Paula Gosling, “Monkey Puzzle” (1985)

This is dense, complicated, and really quite enjoyable, provided you can overlook a significant degree of homophobia. It’s an academic setting. The deceased, Adamson, is a faculty member in the English department of a fictional Ohio university. In best academic fashion, all his colleagues detest him, for once with good reason: he’s a blackmailer with a hold over nearly all of them. So the detective, Stryker, has a closed list of suspects, none of whom have great alibis, all of whom have some motive. And away we go.

Let’s get the homophobia out of the way first. Adamson is gay, and while it’s never quite implied that he’s a detestable blackmailer because he was gay, there’s all the same a fairly strong suggestion that his sexuality is meant to be another of his detestable features. It’s only ever invoked with squeamishness or disgust or prurience, depending on which character is invoking. I think one can overlook this, but one could also be reasonably quite put off by it.

If one overlooks it, the rest is pretty good, despite some things that are usually also off-putting. The character list is long, there’s an apparently digressive plot involving a janitor, there’s arch allusion to Christie novels and other crime fiction, there’s the added complication that Stryker has history with the English department generally and one faculty member specifically.

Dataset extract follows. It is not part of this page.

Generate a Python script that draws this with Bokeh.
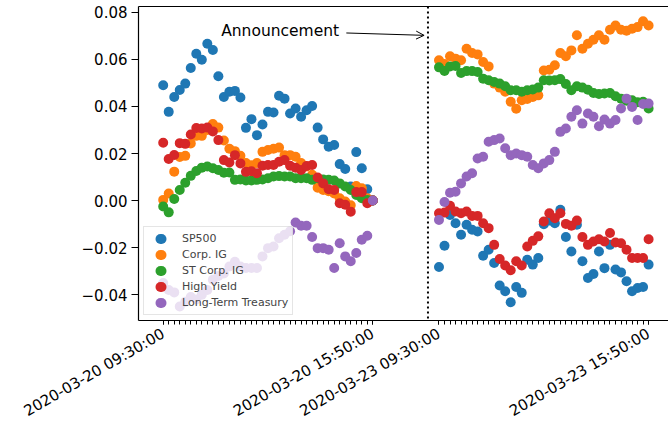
import math
from bokeh.plotting import figure
from bokeh.models import (Range1d, FixedTicker, LinearAxis, Legend, LegendItem, Span,
                          Arrow, OpenHead, Label, CustomJSTickFormatter)
from bokeh.embed import file_html
from bokeh.resources import INLINE

# ---------------- data ----------------
# 10-minute slots 09:30 ... 15:50 on each trading day (39 per day);
# day 2 is placed after a gap on the index axis
day1_pos = list(range(0, 39))
day2_pos = list(range(50, 89))
x_pos = day1_pos + day2_pos

tick_pos = [0, 38, 50, 88]
tick_labels = ["2020-03-20 09:30:00", "2020-03-20 15:50:00",
               "2020-03-23 09:30:00", "2020-03-23 15:50:00"]
y_ticks = [-0.04, -0.02, 0.0, 0.02, 0.04, 0.06, 0.08]
announcement_pos = 48

series_names = ["SP500", "Corp. IG", "ST Corp. IG", "High Yield", "Long-Term Treasury"]
series_colors = ["#1f77b4", "#ff7f0e", "#2ca02c", "#d62728", "#9467bd"]

sp500_day1 = [0.049, 0.0377, 0.044, 0.047, 0.0497, 0.0563, 0.0624, 0.0598, 0.0666, 0.064,
              0.0528, 0.044, 0.0462, 0.0466, 0.0438, 0.0309, 0.0346, 0.0278, 0.0323, 0.0377,
              0.0374, 0.0445, 0.0433, 0.037, 0.0391, 0.0356, 0.0384, 0.0402, 0.031, 0.026,
              0.0229, 0.0236, 0.0155, 0.0134, 0.006, 0.0206, 0.0137, 0.0048, 0.0]
sp500_day2 = [-0.0282, -0.0192, -0.0061, -0.0096, -0.0145, -0.0103, -0.0124, -0.0131, -0.0234, -0.0209,
              -0.0265, -0.0361, -0.0385, -0.0432, -0.0367, -0.0392, -0.0251, -0.0272, -0.0244, -0.010,
              -0.0085, -0.0096, -0.0039, -0.0155, -0.0216, -0.0103, -0.0258, -0.0329, -0.0312, -0.0216,
              -0.0287, -0.0188, -0.0293, -0.0305, -0.0343, -0.0385, -0.0371, -0.0367, -0.0272]

corp_ig_day1 = [0.0003, 0.003, 0.0123, 0.0185, 0.019, 0.0243, 0.0275, 0.0275, 0.030, 0.0325,
                0.031, 0.0255, 0.022, 0.021, 0.019, 0.016, 0.015, 0.016, 0.0207, 0.0215,
                0.022, 0.0225, 0.0193, 0.0193, 0.0186, 0.016, 0.0145, 0.011, 0.0055, 0.0045,
                0.004, 0.003, 0.001, -0.0004, -0.002, 0.0062, 0.0052, 0.001, 0.0]
corp_ig_day2 = [0.0596, 0.058, 0.0613, 0.0603, 0.0596, 0.0645, 0.0627, 0.0621, 0.0589, 0.057,
                0.0497, 0.048, 0.0462, 0.042, 0.039, 0.0426, 0.0432, 0.044, 0.0447, 0.0553,
                0.0556, 0.0575, 0.0627, 0.0613, 0.0638, 0.0702, 0.0645, 0.0666, 0.0683, 0.0702,
                0.0683, 0.0726, 0.0744, 0.0726, 0.0722, 0.073, 0.0737, 0.0762, 0.0744]

st_corp_ig_day1 = [-0.0025, -0.005, 0.0007, 0.0045, 0.0076, 0.0105, 0.0126, 0.014, 0.0145, 0.0137,
                   0.013, 0.0118, 0.0119, 0.0088, 0.009, 0.0085, 0.0085, 0.0088, 0.009, 0.0095,
                   0.0102, 0.0104, 0.0102, 0.0102, 0.0095, 0.0095, 0.0095, 0.0088, 0.0095, 0.009,
                   0.0088, 0.0085, 0.0073, 0.006, 0.0045, 0.0024, 0.001, 0.0003, 0.0]
st_corp_ig_day2 = [0.0566, 0.0551, 0.057, 0.0572, 0.0542, 0.055, 0.055, 0.0546, 0.0518, 0.0511,
                   0.0504, 0.0497, 0.0486, 0.0469, 0.0469, 0.0462, 0.0469, 0.0472, 0.048, 0.0511,
                   0.051, 0.0511, 0.0516, 0.0495, 0.0469, 0.0486, 0.048, 0.0471, 0.0457, 0.0453,
                   0.0455, 0.0457, 0.0443, 0.0433, 0.0424, 0.0426, 0.0418, 0.042, 0.0391]

high_yield_day1 = [0.0246, 0.0177, 0.0194, 0.0244, 0.0241, 0.0281, 0.0308, 0.0306, 0.031, 0.0294,
                   0.0257, 0.0172, 0.0162, 0.0193, 0.0158, 0.0122, 0.0125, 0.0116, 0.0148, 0.0151,
                   0.0151, 0.0165, 0.0172, 0.0148, 0.014, 0.013, 0.0147, 0.0151, 0.0098, 0.0073,
                   0.0048, 0.0045, -0.0011, -0.0018, -0.0047, 0.0036, 0.0036, -0.0011, 0.0]
high_yield_day2 = [-0.0054, -0.0051, -0.0022, -0.0046, -0.0054, -0.0046, -0.0065, -0.0065, -0.0096, -0.0117,
                   -0.0188, -0.0248, -0.0276, -0.0296, -0.0258, -0.0276, -0.0195, -0.0171, -0.0152, -0.0089,
                   -0.0054, -0.0075, -0.0054, -0.0099, -0.0107, -0.0085, -0.0155, -0.0188, -0.0174, -0.0164,
                   -0.0174, -0.0138, -0.0178, -0.0181, -0.0209, -0.0244, -0.0244, -0.0244, -0.0164]

lt_treasury_day1 = [-0.035, -0.038, -0.039, -0.045, -0.043, -0.041, -0.042, -0.040, -0.038, -0.0336,
                    -0.032, -0.031, -0.028, -0.026, -0.028, -0.0286, -0.0286, -0.0286, -0.0237, -0.0202,
                    -0.0195, -0.016, -0.0145, -0.013, -0.0093, -0.0107, -0.0107, -0.0155, -0.0202, -0.0202,
                    -0.0209, -0.0286, -0.0181, -0.0237, -0.0258, -0.0223, -0.0166, -0.0149, 0.0]
lt_treasury_day2 = [-0.0082, -0.0006, 0.0033, 0.0038, 0.0073, 0.0102, 0.0116, 0.0179, 0.0186, 0.025,
                    0.0257, 0.0264, 0.0222, 0.0193, 0.02, 0.0193, 0.0186, 0.0151, 0.0137, 0.0158,
                    0.0172, 0.0207, 0.0292, 0.0306, 0.0356, 0.0384, 0.0327, 0.037, 0.0356, 0.0316,
                    0.0344, 0.0327, 0.0342, 0.0391, 0.0433, 0.0398, 0.0342, 0.041, 0.0412]

series_values = [sp500_day1 + sp500_day2,
                 corp_ig_day1 + corp_ig_day2,
                 st_corp_ig_day1 + st_corp_ig_day2,
                 high_yield_day1 + high_yield_day2,
                 lt_treasury_day1 + lt_treasury_day2]

# annotation placement (data coordinates)
ann_text = "Announcement"
ann_text_x, ann_text_y = 31.9, 0.0722
ann_arrow_start = (33.2, 0.0712)
ann_arrow_end = (47.3, 0.0702)

FONT = "DejaVu Sans"

# ---------------- figure ----------------
p = figure(width=668, height=431, output_backend="svg", toolbar_location=None,
           x_range=Range1d(-4.478, 91.607), y_range=Range1d(-0.05094, 0.08245),
           min_border_left=138, min_border_right=0, min_border_top=6, min_border_bottom=111)
p.grid.visible = False
p.outline_line_color = None
p.background_fill_color = "white"
p.border_fill_color = "white"
# off-screen range used only by the legend swatch renderers
p.extra_y_ranges = {"swatch": Range1d(10.0, 11.0)}

xa = p.xaxis[0]
xa.ticker = FixedTicker(ticks=tick_pos, minor_ticks=x_pos)
xa.major_label_overrides = {t: l for t, l in zip(tick_pos, tick_labels)}
xa.major_label_orientation = math.pi / 6
xa.major_tick_out = 4
xa.major_tick_in = 0
xa.minor_tick_out = 4
xa.minor_tick_in = 0
xa.major_label_standoff = 8
xa.major_label_text_font = FONT
xa.major_label_text_font_size = "15px"
xa.major_label_text_color = "black"
xa.axis_line_color = "black"
xa.axis_line_width = 1.2
xa.major_tick_line_color = "black"
xa.minor_tick_line_color = "black"

ya = p.yaxis[0]
ya.ticker = FixedTicker(ticks=y_ticks)
ya.formatter = CustomJSTickFormatter(code="""
    const s = Math.abs(tick).toFixed(2);
    return tick < -1e-12 ? "\u2212" + s : s;
""")
ya.major_tick_out = 7
ya.major_tick_in = 0
ya.minor_tick_out = 0
ya.minor_tick_in = 0
ya.major_label_standoff = 4
ya.major_label_text_font = FONT
ya.major_label_text_font_size = "15px"
ya.major_label_text_color = "black"
ya.axis_line_color = "black"
ya.axis_line_width = 1.2
ya.major_tick_line_color = "black"

top_axis = LinearAxis(ticker=FixedTicker(ticks=[]), major_tick_out=0, major_tick_in=0,
                      minor_tick_out=0, minor_tick_in=0, axis_line_color="black",
                      axis_line_width=1.2, major_label_text_font_size="0px")
p.add_layout(top_axis, "above")

items = []
for name, color, vals in zip(series_names, series_colors, series_values):
    r = p.scatter(x_pos, vals, size=10, fill_color=color, line_color=None)
    # legend-only swatch (drawn on an off-screen range): a short round-capped dash = 10 px dot
    swatch = p.line(x_pos, vals, y_range_name="swatch", line_color=color, line_width=10,
                    line_cap="round", line_dash="1 200", line_dash_offset=-12)
    items.append(LegendItem(label=name, renderers=[r, swatch]))

p.add_layout(Span(location=announcement_pos, dimension="height", line_color="black",
                  line_width=2, line_dash="2 3"))

p.add_layout(Arrow(x_start=ann_arrow_start[0], y_start=ann_arrow_start[1],
                   x_end=ann_arrow_end[0], y_end=ann_arrow_end[1],
                   line_color="black", line_width=1,
                   end=OpenHead(size=8, line_color="black", line_width=1)))
p.add_layout(Label(x=ann_text_x, y=ann_text_y, text=ann_text, text_align="right",
                   text_baseline="middle", text_font=FONT, text_font_size="15.5px",
                   text_color="black"))

legend = Legend(items=items, location="bottom_left", margin=5, padding=4,
                glyph_height=15, glyph_width=26, label_height=15, spacing=1,
                label_standoff=8, label_text_font=FONT, label_text_font_size="11px",
                border_line_color="#cccccc", border_line_width=1,
                background_fill_color="white", background_fill_alpha=0.8)
p.add_layout(legend)

open("out.html", "w").write(file_html(p, INLINE))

But somehow this is all executed and integrated well enough to make the book pleasingly dense, rather than annoyingly so. It also all interacts nicely with the central investigation plot—distraction enough to make it tricky to quite see what’s going on, not enough distraction to be obfuscatory. The circle of suspects does shrink a little too early for the conclusion to be fully satisfying, but it’s presented in a genuinely tense scene. The writing is generally unobtrusive, which is more of a compliment than it seems. And there’s a lot of the sort of university faculty sniping and gossiping and such that anyone who works at a university will wish they didn’t recognise and will also enjoy recognising. Gosling goes on the list of authors from this series whose other works I’ll actively look out.